Monday, December 27, 2010

On Facebook

Read a damn status once in a while. BEFORE you make retarded comments on photo albums. 


It's NOT that difficult. 

Wednesday, December 22, 2010

On Driving

If your name isn't on it, it isn't yours. 
Don't get butt hurt when you don't get the parking space right in front of your destination. If you do, that makes you lazy. It won't kill you to walk an extra 20 feet. 

Tuesday, December 21, 2010

On Photography

Am I the only person who is tired of everyone on the planet taking pictures of leaves, trees, and flowers and calling it their "photography?"


Sure it looks cool, but if you REALLY want to be creative take a picture of something we DON'T see every day. 

On Dating

Boyfriends need man time. Let them hang out with their bros and don't treat them like 5-year-olds (don't text them when they're with their friends). They'll be just fine on their own. 


If you don't like your boyfriend's friends you need a new boyfriend. Or you need to learn to like their friends because there's no way a (sane) man is going to ditch ALL his friends for you. 

On Television and Movies


Five things everyone should know about high school:
  1. Student-teacher relationships are not glamorous, they're illegal.
  2. Prom is NOT that dramatic. 
  3. The truth is, a lot of high school glee clubs are painful to watch. 
  4. In high school you're underage. Therefore you cannot legally drink or smoke. Either way it doesn't make you cool.
  5. Not everyone goes to the top school. *cough cough* HSM3 *cough cough*

On Facebook

People don't like it when you make rude comments on their Facebook. 


I don't care if you're personality allows for some poking fun at people, it doesn't transfer over the internet. Have some tact, be polite. 


It's common sense: treat others the way you want to be treated. If you want to be rude to people, be ready to have someone fire back at you with something equally (if not ten times MORE) rude as what you said. 

On Clothing

Dear women of all ages: spandex shorts, tights, and thigh high boots DONT QUALIFY AS SOCIALLY ACCEPTABLE RAIN ATTIRE. Thank you, I hope you get pneumonia.

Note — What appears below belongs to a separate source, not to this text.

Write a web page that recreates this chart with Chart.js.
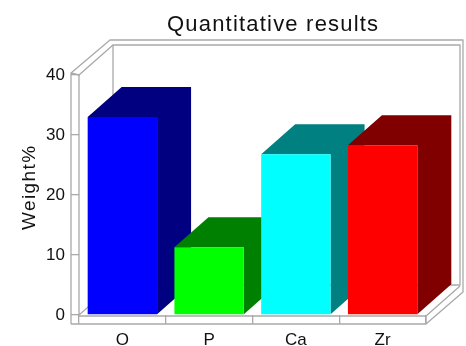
<!DOCTYPE html>
<html><head><meta charset="utf-8">
<script src="https://cdn.jsdelivr.net/npm/chart.js@4"></script>
<style>html,body{margin:0;padding:0;background:#fff;}canvas{display:block;}</style>
</head><body>
<canvas id="c" width="466" height="346"></canvas>
<script>
const categories = ['O', 'P', 'Ca', 'Zr'];
const weightPercent = [33.0, 11.3, 26.8, 28.3];
const yTicks = [0, 10, 20, 30, 40];
const frontColors = ['#0000ff', '#00ff00', '#00ffff', '#ff0000'];
const sideColors = ['#000080', '#008000', '#008080', '#800000'];
const chartTitle = 'Quantitative results';
const yTitle = 'Weight%';

const DX = 34, DY = -30;
const LINE = '#a9a9a9';
const TEXT = '#111111';

const frame3d = {
  id: 'frame3d',
  beforeDatasetsDraw(chart) {
    const ctx = chart.ctx;
    const {left: L, right: R, top: T, bottom: B} = chart.chartArea;
    ctx.save();
    ctx.strokeStyle = LINE; ctx.lineWidth = 1.3; ctx.lineJoin = 'round';
    const line = (pts, close) => {
      ctx.beginPath(); ctx.moveTo(pts[0][0], pts[0][1]);
      for (let i = 1; i < pts.length; i++) ctx.lineTo(pts[i][0], pts[i][1]);
      if (close) ctx.closePath();
      ctx.stroke();
    };
    // back wall inner
    line([[L + DX, B + DY], [L + DX, T + DY], [R + DX, T + DY], [R + DX, B + DY]], true);
    // outer outline
    line([[L - 8, B + 9], [L - 8, T - 2], [L + DX - 3, T + DY - 5], [R + DX + 3, T + DY - 5], [R + DX + 3, B + DY + 7], [R, B + 9], [L - 8, B + 9]]);
    // left wall top
    line([[L - 8, T - 2], [L, T], [L + DX, T + DY]]);
    // left wall inner edge and floor corner
    line([[L, T], [L, B], [L + DX, B + DY]]);
    // floor front top edge and right edge
    line([[L, B + 1], [R, B + 1], [R + DX, B + DY + 1]]);
    line([[R, B + 1], [R, B + 9]]);
    // bar extrusions (top + side faces)
    const meta = chart.getDatasetMeta(0);
    meta.data.forEach((bar, i) => {
      const p = bar.getProps(['x', 'y', 'width', 'base'], true);
      const l = p.x - p.width / 2, r = p.x + p.width / 2;
      ctx.fillStyle = sideColors[i];
      ctx.beginPath();
      ctx.moveTo(r, p.base); ctx.lineTo(r, p.y); ctx.lineTo(l, p.y);
      ctx.lineTo(l + DX, p.y + DY); ctx.lineTo(r + DX, p.y + DY); ctx.lineTo(r + DX, p.base + DY);
      ctx.closePath(); ctx.fill();
    });
    ctx.restore();
  },
  afterDraw(chart) {
    const ctx = chart.ctx;
    ctx.save();
    ctx.fillStyle = TEXT;
    ctx.textAlign = 'left'; ctx.textBaseline = 'alphabetic';
    ctx.font = '22px "Liberation Sans"';
    ctx.letterSpacing = '1.2px';
    ctx.fillText(chartTitle, 167, 31);
    ctx.font = '19px "Liberation Sans"';
    ctx.letterSpacing = '1.4px';
    ctx.translate(35, 230);
    ctx.rotate(-Math.PI / 2);
    ctx.fillText(yTitle, 0, 0);
    ctx.restore();
  }
};

const tickFont = {family: 'Liberation Sans', size: 17};

new Chart(document.getElementById('c'), {
  type: 'bar',
  data: {
    labels: categories,
    datasets: [{
      data: weightPercent,
      backgroundColor: frontColors,
      borderWidth: 0,
      barPercentage: 1.0,
      categoryPercentage: 0.8
    }]
  },
  options: {
    responsive: false,
    animation: false,
    devicePixelRatio: 1,
    layout: {padding: {top: 75, right: 40, left: 0, bottom: 0}},
    plugins: {legend: {display: false}, title: {display: false}, tooltip: {enabled: false}},
    scales: {
      x: {
        grid: {drawOnChartArea: false, drawTicks: true, tickLength: 9, color: LINE, lineWidth: 1.3, offset: true},
        border: {display: false},
        ticks: {padding: 6, color: TEXT, font: tickFont, maxRotation: 0},
        afterFit(s) { s.height = 31; }
      },
      y: {
        min: 0, max: 40,
        grid: {drawOnChartArea: false, drawTicks: true, tickLength: 8, color: LINE, lineWidth: 1.3},
        border: {display: false},
        ticks: {stepSize: 10, padding: 6, color: TEXT, font: tickFont},
        afterBuildTicks(s) { s.ticks = yTicks.map(v => ({value: v})); },
        afterFit(s) { s.width = 79; }
      }
    }
  },
  plugins: [frame3d]
});
</script>
</body></html>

On a side note, they don't qualify as socially acceptable attire, period. So there. Put on some pants and read your Bible for crying out loud. 

On Driving

Dear drivers at the mall, I understand that you have things to do and places to be; but it would really make the roads safer if you didn't act like you're the only person on earth who is stressed out by the holidays. There WILL be a parking space, you WILL find something for your mother-in-law and you definitely WILL have a merry Christmas if you USE YOUR BRAIN WHILE DRIVING. Kthanksbye.